Value resilience in investment decisions

Investing in resilient design can minimise losses of service and reduce whole-of-life costs for infrastructure owners, users and taxpayers. It also ensures assets contribute to the systemic resilience of their locations and the communities they serve.47

To minimise costs and increase value, the value placed on resilience though the infrastructure lifecycle must be consistent. A national approach to quantifying the risks, costs, benefits and performance of resilient assets would embed the economic case into the business case for investment, along with commercial whole-of-life cost considerations.

Harmonising national and Jurisdictional business case and project assurance guidance would provide a consistent understanding of how projects support community resilience.48 This would clarify the best-value opportunities for interventions that enable adaptation or mitigation.

To support evidence-based decisions, data and common scenarios should be used to quantify the costs for the interventions needed to build community resilience. The benefits should be evaluated from a broad, systemic and whole-of-life perspective, and include those that flow to communities over time as places and systems become more resilient.

It is equally important to consistently quantify the full costs of disasters borne by communities beyond loss of life, injury and damage to infrastructure and property.

These include the impact of service disruptions on small to medium enterprises, community trauma and declining wellbeing, and damage to, or loss of, features of cultural value and natural ecosystems.49 This will assist in analysing the value of resilience investment.

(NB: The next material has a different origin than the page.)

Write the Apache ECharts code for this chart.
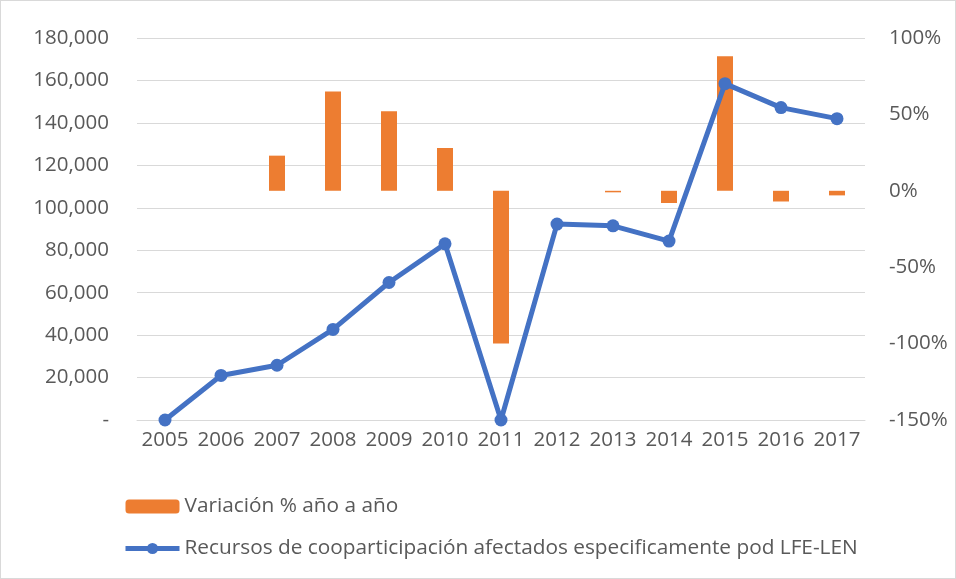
<!DOCTYPE html>
<html>
<head>
<meta charset="utf-8">
<script src="https://cdn.jsdelivr.net/npm/echarts@6/dist/echarts.min.js"></script>
<style>
  html, body { margin: 0; padding: 0; background: #fff; }
  #main { width: 956px; height: 579px; box-sizing: border-box; border: 1px solid #d9d9d9; }
</style>
</head>
<body>
<!-- contenedor del grafico -->
<div id="main"></div>
<script>
  var years = ['2005', '2006', '2007', '2008', '2009', '2010', '2011', '2012', '2013', '2014', '2015', '2016', '2017'];
  // variación % año a año (eje derecho)
  var variacion = [null, null, 23, 65, 52, 28, -100, null, -1, -8, 88, -7, -3];
  // recursos afectados (eje izquierdo)
  var recursos = [0, 21000, 25800, 42700, 64800, 83000, 0, 92300, 91500, 84300, 158500, 147200, 142000];

  var nombreBarra = 'Variación % año a año';
  var nombreLinea = 'Recursos de cooparticipación afectados especificamente pod LFE-LEN';

  var fuente = 'Open Sans';
  var gris = '#595959';
  var tam = 20.5;

  var chart = echarts.init(document.getElementById('main'));
  chart.setOption({
    animation: false,
    textStyle: { fontFamily: fuente },
    grid: { left: 136, right: 90, top: 37, bottom: 158 },
    legend: {
      orient: 'vertical',
      left: 117,
      top: 490,
      itemGap: 21,
      itemWidth: 54,
      itemHeight: 14,
      textStyle: { fontSize: 20.8, color: gris, fontFamily: fuente },
      data: [
        { name: nombreBarra },
        { name: nombreLinea, lineStyle: { width: 5 } }
      ]
    },
    xAxis: {
      type: 'category',
      data: years,
      axisLine: { lineStyle: { color: '#d9d9d9' } },
      axisTick: { show: false },
      axisLabel: { color: gris, fontSize: tam, margin: 10, interval: 0 }
    },
    yAxis: [
      {
        type: 'value',
        min: 0,
        max: 180000,
        interval: 20000,
        axisLine: { show: false },
        axisTick: { show: false },
        splitLine: { lineStyle: { color: '#d9d9d9', width: 1 } },
        axisLabel: {
          color: gris,
          fontSize: tam,
          margin: 28,
          formatter: function (v) {
            return v === 0 ? '-' : v.toLocaleString('en-US');
          }
        }
      },
      {
        type: 'value',
        min: -150,
        max: 100,
        interval: 50,
        position: 'right',
        axisLine: { show: false },
        axisTick: { show: false },
        splitLine: { show: false },
        axisLabel: { color: gris, fontSize: tam, margin: 24, formatter: '{value}%' }
      }
    ],
    series: [
      {
        name: nombreBarra,
        type: 'bar',
        yAxisIndex: 1,
        barWidth: 16,
        itemStyle: { color: '#ED7D31' },
        data: variacion
      },
      {
        name: nombreLinea,
        type: 'line',
        yAxisIndex: 0,
        symbol: 'circle',
        symbolSize: 13,
        lineStyle: { color: '#4472C4', width: 5 },
        itemStyle: { color: '#4472C4' },
        data: recursos
      }
    ]
  });
</script>
</body>
</html>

The intent is to realise a nationally consistent process for valuing resilience. The new approach should include:

  a methodology for undertaking place-based resilience assessments within business case development over infrastructure's long-term lifecycles of 50 to 100 years

  an information campaign for all decision-makers that includes practical guidance and training materials so resilience can be consistently considered across Australia

  high-quality data and resilience scenarios for testing interventions50

  alignment with national and Jurisdictional business case and project assurance guidelines, including the Australian Transport Assessment and Planning Guidelines.51

Embedding these aspects will produce a standardised, Australia-wide process for valuing resilience that analyses the full value of resilience investment.